Scott Sternberg is an American television producer and head of Scott Sternberg Productions.

==Career==
In 1978, Sternberg produced the documentary Science Fiction Film Awards, which he also wrote.

During the 1980s, he directed the television series Everything Goes (which he also produced) and Chuck Berry: Live at the Roxy with Tina Turner, produced The Wolfman Jack Radio Show and The New Hollywood Squares, and executive produced The All-New Dating Game and the 1988 revival of The Gong Show. He also produced the DJ Music Awards in 1980.

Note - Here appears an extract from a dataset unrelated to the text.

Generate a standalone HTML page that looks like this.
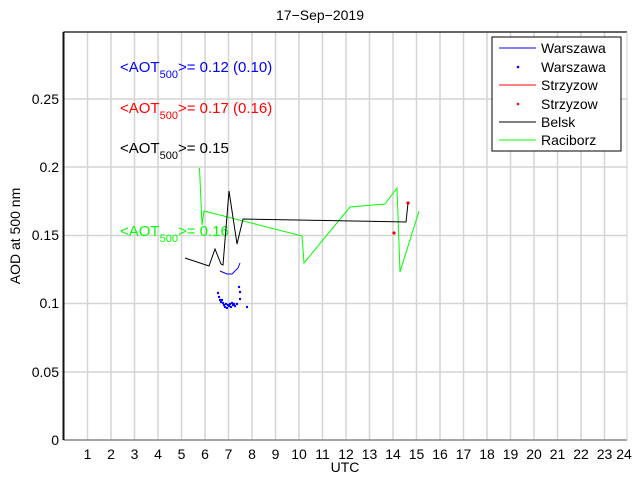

In the 1990s, Sternberg wrote, executive produced and directed the documentary The Road to Hollywood, hosted and executive produced the game show Let's Go Back, and executive produced The Quiz Kids Challenge, Wheel 2000, Jep!, As Seen On, Extreme Gong, Solo en America, and Great Pretenders.

Sternberg remained active in the 2000s, executive producing Lover or Loser, Go For It! TV, Catch 21, Talk or Walk, The Academy, That's the Question, and various other series. He went on to be executive producer of Shatner's Raw Nerve and On the Case with Paula Zahn. He has partnered with Trifecta Entertainment & Media to produce various series including Protection Court and ICrime with Elizabeth Vargas.

Their debut venture into documentary production began with Mötley Crüe's Vince Neil: My Story on Reelz Channel.